HARARE, Zimbabwe (AP) — Belarusia's authoritarian President Alexander Lukashenko arrived in Zimbabwe to pomp and fanfare on Monday, in a visit that seeks to cement economic and political ties between the two countries that are both close allies of Russia.
Zimbabwe President Emmerson Mnangagwa and hundreds of singing and cheering ruling party supporters welcomed Lukashenko at the main Robert Gabriel Mugabe airport in the capital, Harare.
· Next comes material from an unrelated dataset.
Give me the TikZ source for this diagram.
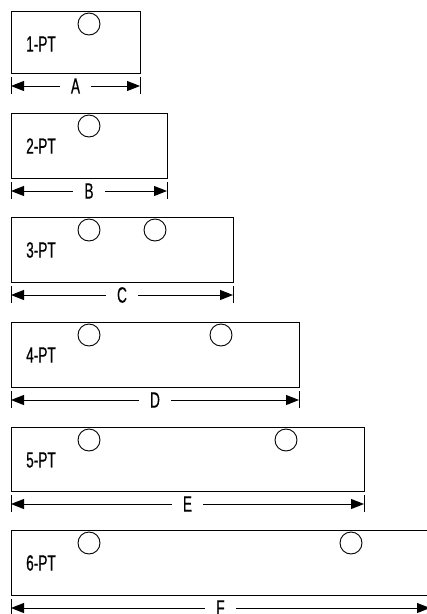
\documentclass[tikz,border=0pt]{standalone}
\usepackage{fontspec}
\setmainfont{Liberation Sans}[FakeStretch=0.62,FakeBold=0.5]
\usetikzlibrary{arrows.meta}
\usetikzlibrary{positioning}

\begin{document}
\begin{tikzpicture}[x=1pt, y=-1pt,
		plate/.style={draw, line width=1pt, inner sep=0pt, anchor=north west},
		hole/.style={circle, draw, line width=0.9pt, minimum size=22pt, inner sep=0pt},
		tag/.style={font=\fontsize{22}{24}\selectfont, inner sep=0pt},
		dim/.style={line width=1pt, {Triangle[length=13pt,width=10pt]}-{Triangle[length=13pt,width=10pt]}},
		tick/.style={line width=1pt}]
	\useasboundingbox (0,0) rectangle (427,614);
	% one plate per row, with its first hole, its name and its width
	\foreach \n/\top/\bot/\rgt/\dl in {1/11/73/140/A, 2/113/178/167/B, 3/217/282/233/C,
			4/322/387/299/D, 5/427/491/364/E, 6/530/595/430/F}{
		\pgfmathsetmacro{\w}{\rgt-11}
		\pgfmathsetmacro{\h}{\bot-\top}
		\node[plate, minimum width=\w pt, minimum height=\h pt] (P-\n) at (11,\top) {};
		\node[hole] (H-\n-1) at (89,\top+13) {};
		\node[tag] (T-\n) at (41,\top+33) {\n-PT};
		\coordinate (DL-\n) at (11,\bot+13);
		\coordinate (DR-\n) at (\rgt,\bot+13);
		\draw[tick] ([yshift=9pt]DL-\n) -- ([yshift=-8pt]DL-\n);
		\draw[tick] ([yshift=9pt]DR-\n) -- ([yshift=-8pt]DR-\n);
		\draw[dim] (DL-\n) -- node[tag, fill=white, inner xsep=11pt, inner ysep=2pt] (W-\n) {\dl} (DR-\n);
	}
	% second hole on the longer plates
	\foreach \n/\d in {3/66, 4/132, 5/197, 6/262}{
		\node[hole] (H-\n-2) at ([xshift=\d pt]H-\n-1) {};
	}
\end{tikzpicture}
\end{document}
The leaders didn’t speak to the press.
The visit, according to Zimbabwe’s foreign affairs ministry, is aimed at boosting “strong cooperation in political, economic, mining, agriculture and disaster risk management” between the two countries.
Belarus has provided Zimbabwe with farm equipment such as tractors, combine harvesters and trucks under a deal worth tens of millions of dollars following Mnangagwa’s visit to the Belarusian capital Minsk in 2019.
Zimbabwe, a close ally of Moscow's for decades, has refused to condemn Russian President Vladmir Putin for the Ukraine invasion, instead pledging neutrality and calling for dialogue in line with the position taken by many African countries. Belarus supports the Russian invasion.
Mnangagwa and Lukashenko have repeatedly been accused by internal rivals and the West of using arrests and other forms of harassment to stifle dissent and remain in power in their countries — allegations they deny.
Lukashenko has been in power since 1994. His term was renewed in 2020, in elections widely denounced as a sham. The vote triggered mass opposition protests, and Lukashenko’s government responded with a violent crackdown on demonstrations with authorities arresting more than 35,000 and brutally beating thousands.